Glad you made it back alright. How did they feel about ya'll fishing while being towed? We were towed by the coast guard one time and I joked about trolling and they didn't seem to find it very funny.


----------



## PELAGIC PIRATE (Oct 10, 2007)

Chris V said:


> Glad you made it back alright. How did they feel about ya'll fishing while being towed? We were towed by the coast guard one time and I joked about trolling and they didn't seem to find it very funny.


we did not say anything about it, and didn't fish till day break . They had us 200 plus yards behind them towing and couldn't see what were doing ....so no harm no foul.

We also did not ask to stop when we hooked up , we just reeled them in low gear to our boat only loosing a few.


----------



## whome (Oct 2, 2007)

Here is the reply Capt John, the owner of our local seatow sent me this morning in reference to my questions on their range.

Your Sea Tow membership has no distance limit. In Pensacola/Orange Beach 
and Destin I have the capabilities to run 50 miles offshore to tow my 
members. I have been as far as 87 miles out to get a customer but the 
conditions have to be perfect to do so.
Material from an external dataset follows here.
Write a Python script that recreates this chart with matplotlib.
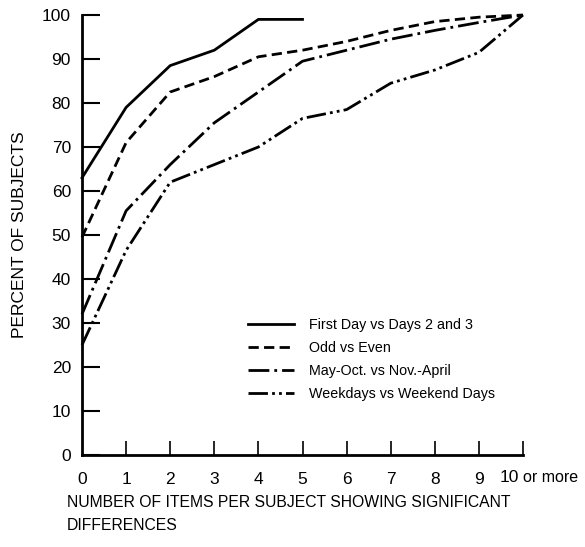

Every situation is different 
weather, sea conditions, the size of the customers vsl all play a 
distinguishing role on how far we can safley come out. That said the 
membership covers you nationwide if we have to hire a larger vsl to come 
get you we will. I hope this answers your question 

John Ward 
Sea Tow 
Office 850-837-4152 
Fax 850-654-6952


----------



## PELAGIC PIRATE (Oct 10, 2007)

Water Hazard said:


> Here is the reply Capt John, the owner of our local seatow sent me this morning in reference to my questions on their range.
> 
> Your Sea Tow membership has no distance limit. In Pensacola/Orange Beach
> and Destin I have the capabilities to run 50 miles offshore to tow my
> ...



Well at least you now have that in writing .

I will say we contacted CG first and they handled the seatow call , so not sure who decided on the 20 mile meeting point ?


----------



## whome (Oct 2, 2007)

PELAGIC PIRATE said:


> Well at least you now have that in writing .
> 
> I will say we contacted CG first and they handled the seatow call , so not sure who decided on the 20 mile meeting point ?


Everytime I have talked to Capt John he has been more than helpful. I feel better now that I have it in writing though. I never could find it in any of their brochures...


----------